May 15

1525 Millennialist dreams are shattered at Frankenhausen

 The Protestant Reformation quickly brought to the fore a question that had been vexing Western Civilization since the time of the Greeks: is it ever legitimate to use violence to oppose tyranny?

Martin Luther and his followers initially opposed the notion of violent resistance but it was cautiously endorsed by Swiss theologian Huldreich Zwingli. The next expressions on resistance in the mid-1520s were far more intemperate and violent, coming out of the millennialist tradition formerly represented by the Bohemian Taborites. Thomas Müntzer, once an admirer of Luther’s, turned his back on much the Wittenberg preacher taught, especially his non-violence. Müntzer had come into contact with radicals who sought the direct inspiration of the Holy Spirit and who poured scorn on Luther’s biblicism; God, he said, still comes in dreams to His beloved, as he had to the prophets of old. He began to style himself “Destroyer of the Unbelievers” and to speak of the imminent end of the old era and the dawn of a new age of social justice. Müntzer preached to the Saxon princes in May 1524 and warned them that if they refused to use the sword against the godless it would be taken from them but his appeal to German princes to lead his crusade fell on deaf ears. Müntzer turned to the lower orders to be the new Elect, a covenanted people of God; he seems to have been the first in Reformation Europe to make political use of the concept of the covenant, a notion that will prove especially useful to later persecuted Protestants.
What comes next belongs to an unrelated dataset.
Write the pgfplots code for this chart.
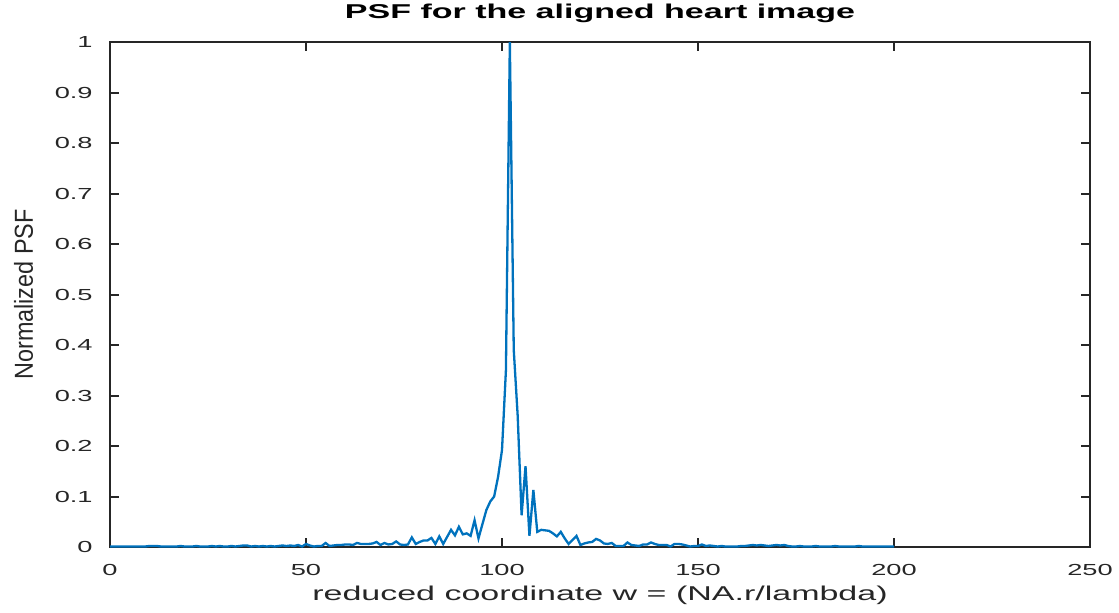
\documentclass[border=0pt]{standalone}
\usepackage{fontspec}
\setmainfont[FakeStretch=1.7]{Liberation Sans}
\newfontfamily\ylabfont[FakeStretch=0.9]{Liberation Sans}
\usepackage{pgfplots}
\pgfplotsset{compat=1.18}
\usepackage{pgfplotstable}
\definecolor{mblue}{rgb}{0,0.447,0.741}
\definecolor{axgray}{rgb}{0.15,0.15,0.15}
\pgfplotstableread{
x y
0 0.001
1 0.001
2 0.001
3 0.001
4 0.001
5 0.001
6 0.001
7 0.001
8 0.001
9 0.001
10 0.002
11 0.002
12 0.002
13 0.001
14 0.001
15 0.001
16 0.001
17 0.001
18 0.002
19 0.001
20 0.001
21 0.001
22 0.002
23 0.001
24 0.001
25 0.001
26 0.002
27 0.001
28 0.002
29 0.001
30 0.001
31 0.002
32 0.001
33 0.002
34 0.003
35 0.003
36 0.001
37 0.002
38 0.001
39 0.002
40 0.001
41 0.002
42 0.001
43 0.002
44 0.003
45 0.002
46 0.003
47 0.002
48 0.004
49 0.001
50 0.006
51 0.003
52 0.001
53 0.002
54 0.002
55 0.008
56 0.002
57 0.003
58 0.004
59 0.004
60 0.005
61 0.005
62 0.004
63 0.008
64 0.006
65 0.006
66 0.006
67 0.007
68 0.010
69 0.004
70 0.008
71 0.005
72 0.006
73 0.011
74 0.005
75 0.004
76 0.005
77 0.019
78 0.006
79 0.010
80 0.013
81 0.013
82 0.018
83 0.006
84 0.021
85 0.006
86 0.020
87 0.034
88 0.023
89 0.040
90 0.025
91 0.027
92 0.022
93 0.053
94 0.017
95 0.045
96 0.073
97 0.090
98 0.100
99 0.139
100 0.192
101 0.350
102 1.000
103 0.390
104 0.260
105 0.063
106 0.160
107 0.022
108 0.113
109 0.030
110 0.034
111 0.033
112 0.032
113 0.027
114 0.021
115 0.030
116 0.017
117 0.006
118 0.014
119 0.022
120 0.004
121 0.007
122 0.009
123 0.010
124 0.016
125 0.013
126 0.007
127 0.006
128 0.008
129 0.002
130 0.002
131 0.002
132 0.009
133 0.004
134 0.003
135 0.002
136 0.005
137 0.005
138 0.009
139 0.006
140 0.004
141 0.004
142 0.004
143 0.001
144 0.006
145 0.006
146 0.005
147 0.003
148 0.001
149 0.002
150 0.002
151 0.005
152 0.002
153 0.003
154 0.002
155 0.001
156 0.002
157 0.001
158 0.001
159 0.001
160 0.001
161 0.002
162 0.002
163 0.003
164 0.004
165 0.003
166 0.004
167 0.003
168 0.002
169 0.003
170 0.004
171 0.003
172 0.004
173 0.002
174 0.001
175 0.001
176 0.002
177 0.001
178 0.001
179 0.001
180 0.002
181 0.001
182 0.001
183 0.001
184 0.001
185 0.002
186 0.001
187 0.001
188 0.001
189 0.001
190 0.001
191 0.002
192 0.001
193 0.001
194 0.001
195 0.001
196 0.001
197 0.001
198 0.001
199 0.001
200 0.001
}\psfdata
\begin{document}
\begin{tikzpicture}
\begin{axis}[
  at={(55pt,32.5pt)}, anchor=south west,
  scale only axis,
  width=490pt, height=252.5pt,
  xmin=0, xmax=250, ymin=0, ymax=1,
  xtick={0,50,100,150,200,250},
  ytick={0,0.1,0.2,0.3,0.4,0.5,0.6,0.7,0.8,0.9,1},
  yticklabels={0,0.1,0.2,0.3,0.4,0.5,0.6,0.7,0.8,0.9,1},
  /pgf/number format/assume math mode=true,
  tick align=inside,
  major tick length=4.5pt,
  tick style={axgray, line width=1pt},
  axis line style={axgray, line width=1pt},
  every tick label/.append style={font=\fontsize{8}{9}\selectfont, text=axgray},
  xticklabel style={anchor=base, yshift=-14.4pt},
  yticklabel style={anchor=east, inner sep=0pt, xshift=-8.5pt},
  title={PSF for the aligned heart image},
  title style={at={(axis description cs:0.5,1.0218)}, anchor=base, font=\fontsize{10}{12}\selectfont\bfseries, text=black, inner sep=0pt},
  xlabel={reduced coordinate w = (NA.r/lambda)},
  xlabel style={at={(axis description cs:0.5,-0.105)}, anchor=base, font=\fontsize{10}{12}\selectfont, text=axgray, inner sep=0pt},
  ylabel={Normalized PSF},
  ylabel style={at={(axis description cs:-0.0883,0.5)}, anchor=center, font=\ylabfont\fontsize{13}{15}\selectfont, text=axgray, inner sep=0pt},
]
\addplot[mblue, line width=1.15pt, mark=none] table[x=x,y=y] {\psfdata};
\end{axis}
\pgfresetboundingbox
\path (0,0) rectangle (559.5pt,306pt);
\end{tikzpicture}
\end{document}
When the great German Peasant Rebellion broke out in 1524 he urged his poor followers on to violence and a liberating slaughter that would open the way to the new age of godliness and peace. “On! On! On!”, he told the peasant soldiers at Mülhausen, “Spare not. Pity not the godless when they cry. Remember the command of God to Moses to destroy utterly and show no mercy. The whole countryside is in commotion. Strike! Clang! Clang! On! On!”

The climax of the struggle came outside the town of Frankenhausen in May, 1525. An army of poorly-armed peasants flying their rainbow flag met deadly Landsknecht mercenaries hired by Hessian and Saxon nobles. The peasants, entrenched in a wagon fortress of the sort that had been so effectively used by the Hussites in the 15th century, were able to repel the first enemy sorties but the next day they broke under an artillery barrage and a cavalry charge. The rebels were cut down in their thousands, bringing their uprising to an end.

Thomas Müntzer had told the peasants that he would precede them and catch their enemies’ bullets in his sleeves but in fact he ran away and was hiding in bed when he was captured by the forces of the triumphant princes. He was executed shortly thereafter as bloody recriminations against the peasantry were taken across Germany.